Education and the European Digital Agenda: Switzerland, Germany and Sweden after 1970
Also known as: Digital Agenda
The adoption of information and communications technologies (ICTs) within public schooling, higher education, and vocational education and training has been widely acknowledged as a major challenge. The Education and the European Digital Agenda project aims to document how this challenge was confronted in Europe during the initial decades following the emergence of microchip technology, which fundamentally transformed businesses, public administration, and daily life. The database reconstructs the responses of policymakers and other relevant stakeholders in Germany (both the GDR and the FRG until 1990, and the unified German state from then onwards), Switzerland, and Sweden, as well as other international organisations such as EC/EU and UNESCO, to the educational challenges brought about by technological change from 1970 until the early 2000s, at the end of the dot-com boom.
Abstract
The dataset maps political initiatives and actors involved in education in the context of digital change during the period 1970–2000 in four political entities: Germany (FRG, GDR and unified Germany), Sweden, Switzerland, and Europe (European Communities [EC]/European Union [EU]).
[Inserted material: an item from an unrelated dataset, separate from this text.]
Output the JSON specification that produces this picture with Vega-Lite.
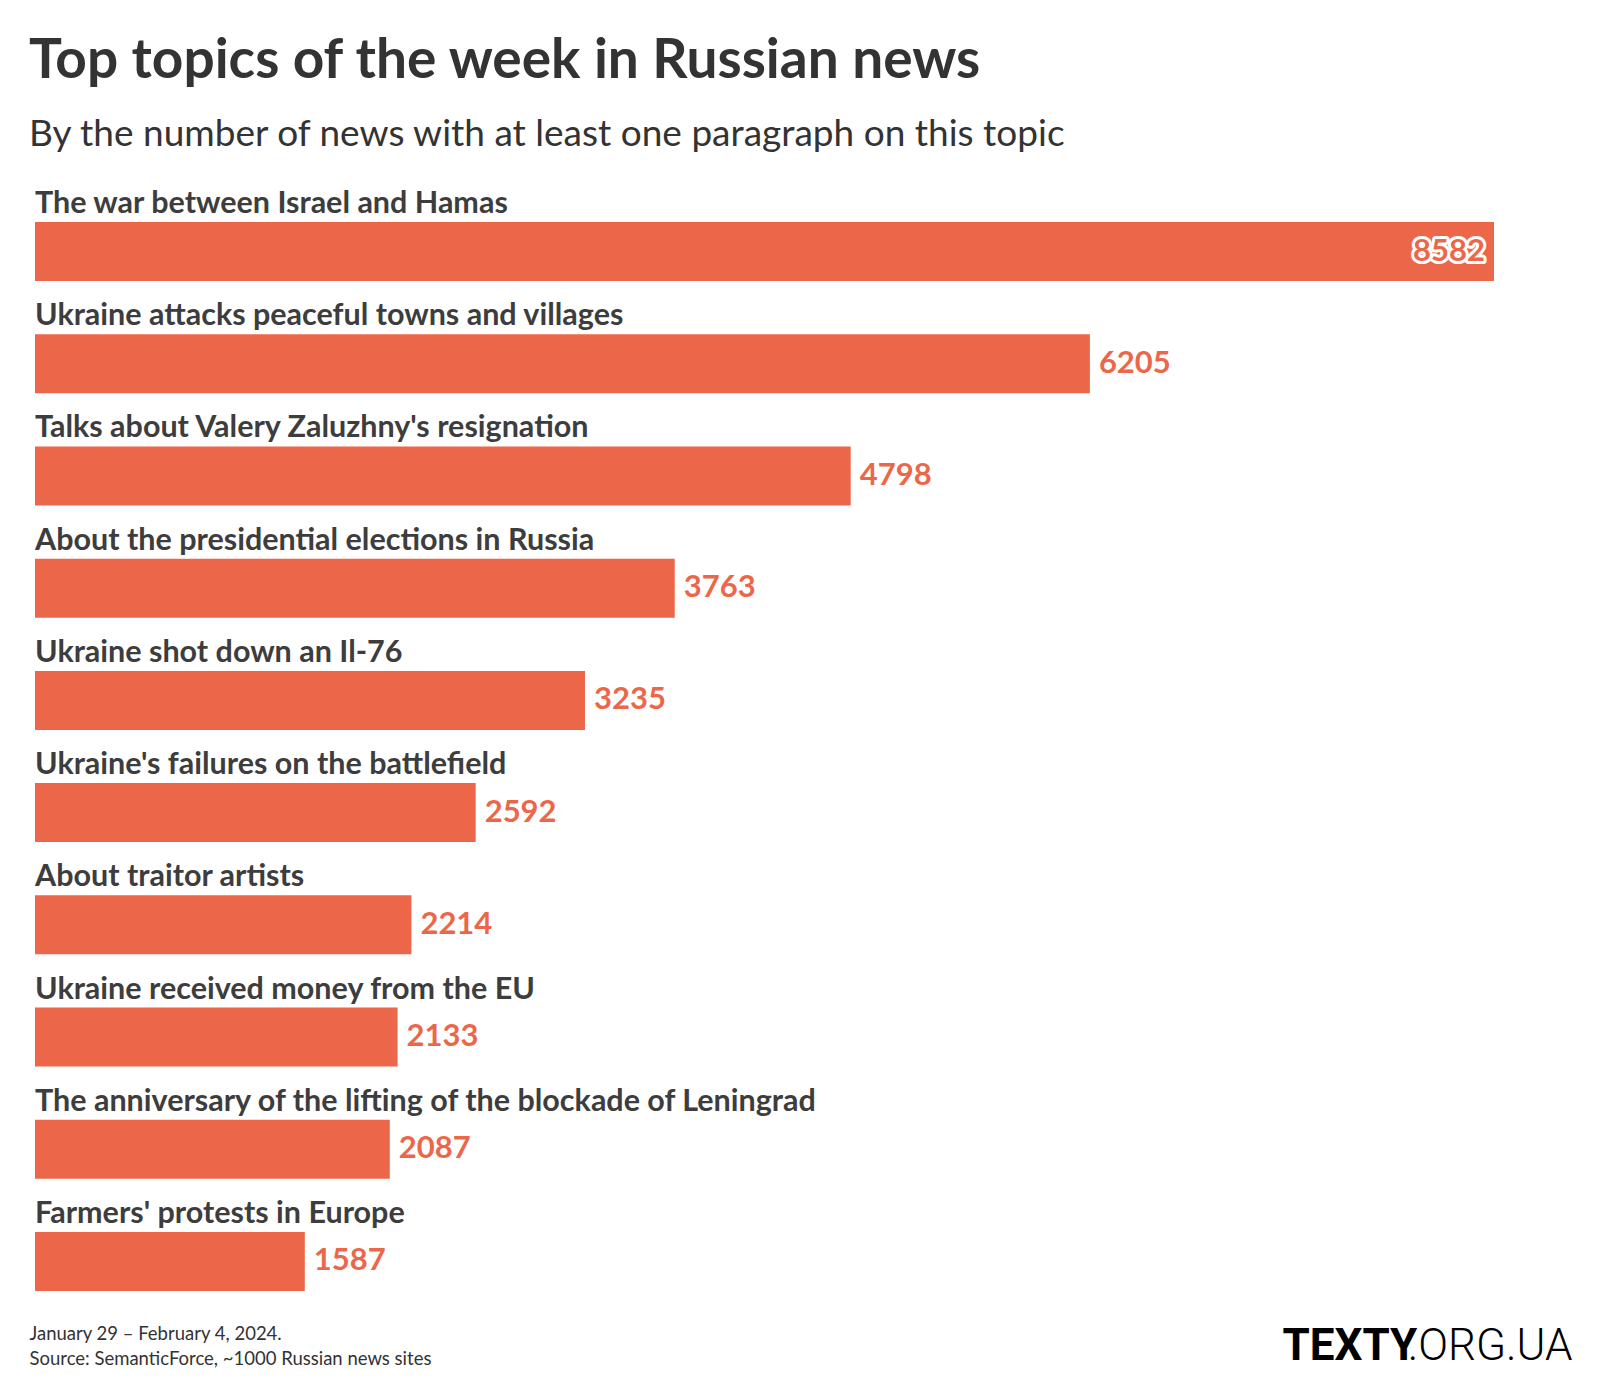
{
  "$schema": "https://vega.github.io/schema/vega-lite/v6.json",
  "width": 1459,
  "height": 1069,
  "autosize": {"type": "none"},
  "padding": {"left": 35, "top": 222, "right": 106, "bottom": 109},
  "background": "white",
  "config": {"view": {"stroke": null}, "font": "Lato"},
  "title": {
    "text": "Top topics of the week in Russian news",
    "subtitle": "By the number of news with at least one paragraph on this topic",
    "anchor": "start",
    "frame": "group",
    "dx": -6,
    "offset": 35,
    "font": "Lato",
    "fontSize": 55,
    "fontWeight": "bold",
    "color": "#333333",
    "subtitleFont": "Lato",
    "subtitleFontSize": 37,
    "subtitleColor": "#333333",
    "subtitlePadding": 27
  },
  "data": {
    "values": [
      {"topic": "The war between Israel and Hamas", "value": 8582},
      {"topic": "Ukraine attacks peaceful towns and villages", "value": 6205},
      {"topic": "Talks about Valery Zaluzhny's resignation", "value": 4798},
      {"topic": "About the presidential elections in Russia", "value": 3763},
      {"topic": "Ukraine shot down an Il-76", "value": 3235},
      {"topic": "Ukraine's failures on the battlefield", "value": 2592},
      {"topic": "About traitor artists", "value": 2214},
      {"topic": "Ukraine received money from the EU", "value": 2133},
      {"topic": "The anniversary of the lifting of the blockade of Leningrad", "value": 2087},
      {"topic": "Farmers' protests in Europe", "value": 1587}
    ]
  },
  "layer": [
    {
      "mark": {"type": "bar", "color": "#EC6749"},
      "encoding": {
        "y": {
          "field": "topic", "type": "nominal", "sort": null,
          "scale": {"paddingInner": 0.474, "paddingOuter": 0},
          "axis": {
            "orient": "right", "title": "TEXTY", "labels": false, "ticks": false, "domain": false, "grid": false,
            "titleAngle": 0, "titleAlign": "left", "titleBaseline": "alphabetic",
            "titleX": -212, "titleY": 1137, "titleFont": "Roboto", "titleFontSize": 44,
            "titleFontWeight": "bold", "titleColor": "#000000"
          }
        },
        "x": {
          "field": "value", "type": "quantitative",
          "scale": {"domain": [0, 8582], "nice": false, "zero": true},
          "axis": null
        }
      }
    },
    {
      "mark": {"type": "text", "align": "left", "baseline": "alphabetic", "dy": -9, "fontSize": 30.5, "fontWeight": "bold", "color": "#3d3d3d", "font": "Lato"},
      "encoding": {
        "y": {
          "field": "topic", "type": "nominal", "sort": null, "bandPosition": 0,
          "axis": {
            "orient": "right", "title": ".ORG.UA", "labels": false, "ticks": false, "domain": false, "grid": false,
            "titleAngle": 0, "titleAlign": "right", "titleBaseline": "alphabetic",
            "titleX": 78, "titleY": 1137, "titleFont": "Roboto", "titleFontSize": 44,
            "titleFontWeight": 300, "titleColor": "#000000"
          }
        },
        "x": {"datum": 0, "type": "quantitative", "axis": null},
        "text": {"field": "topic"}
      }
    },
    {
      "transform": [{"filter": "datum.value < 8000"}],
      "mark": {"type": "text", "align": "left", "baseline": "middle", "dx": 9, "fontSize": 31, "fontWeight": "bold", "fill": "#EC6749", "font": "Lato"},
      "encoding": {
        "y": {
          "field": "topic", "type": "nominal", "sort": null,
          "axis": {
            "orient": "left", "title": ["January 29 – February 4, 2024.", "Source: SemanticForce, ~1000 Russian news sites"],
            "labels": false, "ticks": false, "domain": false, "grid": false,
            "titleAngle": 0, "titleAlign": "left", "titleBaseline": "alphabetic",
            "titleX": -6, "titleY": 1117, "titleLineHeight": 25.7,
            "titleFont": "Lato", "titleFontSize": 18.5, "titleFontWeight": "normal", "titleColor": "#333333"
          }
        },
        "x": {"field": "value", "type": "quantitative", "axis": null},
        "text": {"field": "value", "type": "quantitative", "format": "d"}
      }
    },
    {
      "transform": [{"filter": "datum.value >= 8000"}],
      "mark": {"type": "text", "align": "right", "baseline": "middle", "dx": -9, "fontSize": 31, "fontWeight": "bold", "fill": "white", "stroke": "white", "strokeWidth": 6, "strokeJoin": "round", "font": "Lato"},
      "encoding": {
        "y": {"field": "topic", "type": "nominal", "sort": null, "axis": null},
        "x": {"field": "value", "type": "quantitative", "axis": null},
        "text": {"field": "value", "type": "quantitative", "format": "d"}
      }
    },
    {
      "transform": [{"filter": "datum.value >= 8000"}],
      "mark": {"type": "text", "align": "right", "baseline": "middle", "dx": -9, "fontSize": 31, "fontWeight": "bold", "fill": "#EC6749", "font": "Lato"},
      "encoding": {
        "y": {"field": "topic", "type": "nominal", "sort": null, "axis": null},
        "x": {"field": "value", "type": "quantitative", "axis": null},
        "text": {"field": "value", "type": "quantitative", "format": "d"}
      }
    }
  ],
  "resolve": {"axis": {"y": "independent"}}
}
It consists of two sub-datasets: 1. The first sub-dataset contains information on the various political initiatives that were undertaken in these political entities to address the challenges posed by digital change in education. 2. The second sub-dataset includes information on the actors and platforms that played a role in the framing of these initiatives. Together, these two sub-datasets aim to provide an overview of the political initiatives and actors involved in addressing the challenges of digital change in education in Germany, Sweden, Switzerland, and the EC/EU. The database can be used to analyse and compare the different approaches taken by these political entities and to identify key stakeholders.